Morts par contumace - Jacques Rigaut

                   


 


 

 

Jacques Rigaut a fait de la transparence un mixte de mensonge et de mystère. Elle est donc le contraire d’une évidence. Et l’auteur de préciser :  « Cette nudité ne laisse rien voir ». Au lecteur de se débrouiller et de faire - ici - avec des auto-meurtres plus que des suicides (même s’il emploie ce mot) car le génie du poète voulait échapper à la médiocrité des seconds.
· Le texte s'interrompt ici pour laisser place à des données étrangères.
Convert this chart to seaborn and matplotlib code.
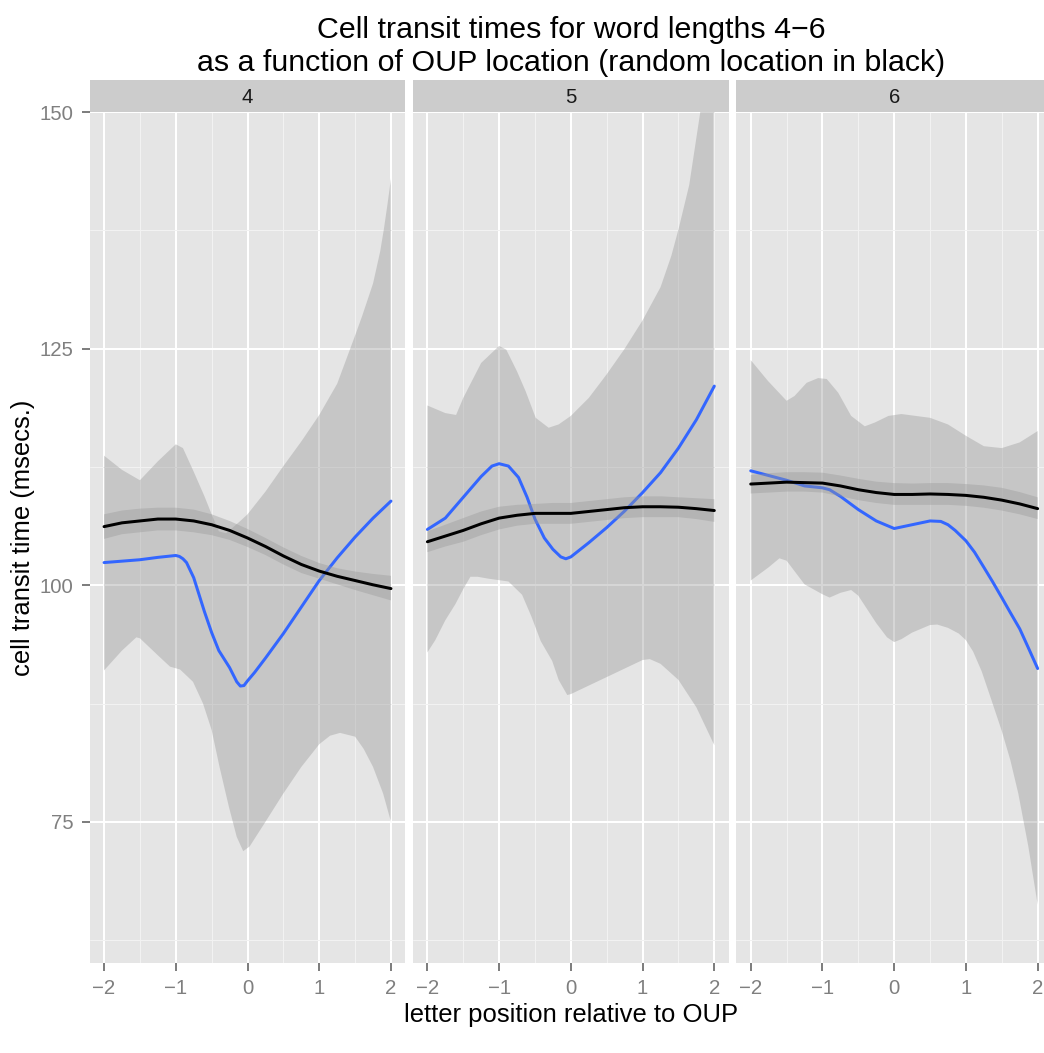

Ce fut une manière de porter une fois de plus atteinte aux règles même celles du refus de l’existence de la part de celui qui avoue ici : « Quand même, je me suis moqué de pas mal de choses ! D'une seule au monde, je n'ai réussi à me moquer : le plaisir ».

 

Dès lors les initiatives de manquer à la vie ne sont plus de simples tentatives d’évasion ou des efforts de liberté. C’est une « pitrerie » qui permet de percevoir l’inexistence et de mettre en abîme le néant par la narration de sa narration. C’est aussi un moyen pour Rigaut d’affirmer sa différence avec le commun des rimeurs : « Vous êtes tous poètes et moi je suis du côté de la mort » rappelait l’auteur dans ses « Pensées » (« Ecrits, Gallimard). Il y demeure  sans aigreur car un tel sentiment à la portée de tous. Il n’était donc en rien pour Rigaut une attitude valable. Il préféra s’en amuser en regrettant de n’avoir connu ni d’amours malheureuses ni la syphilis.

 

Un tel texte permet de retrouver Rigaut dans sa splendide solitude et sa volonté de s’amuser de tout. Même du pire. « Ce qui importait, c'était d'avoir pris la décision de mourir, et non que je mourusse » écrit l’auteur.  Son texte propose un ensemble de « vérités » qui feignent de constituer son existence mais qui ne sont d’aucun secours. Poussé par un esprit de fatalité le livre flatte son histoire comme il entretient un courant d’air en permanence dans les diverses occurrences proposées. Mourant plusieurs fois afin de répéter les mêmes choses « comme on gratte un dépôt » le poète saisit l’inatteignable. Il ne s’agit   pas de modifier le pessimisme mais de lui provoquer une entorse là où une telle occasion reste inattendue.

 

Jean-Paul Gavard-Perret


« Je serai sérieux comme le plaisir », Editions Derrière la Salle de Bain, Rouen, 10 €, 2014.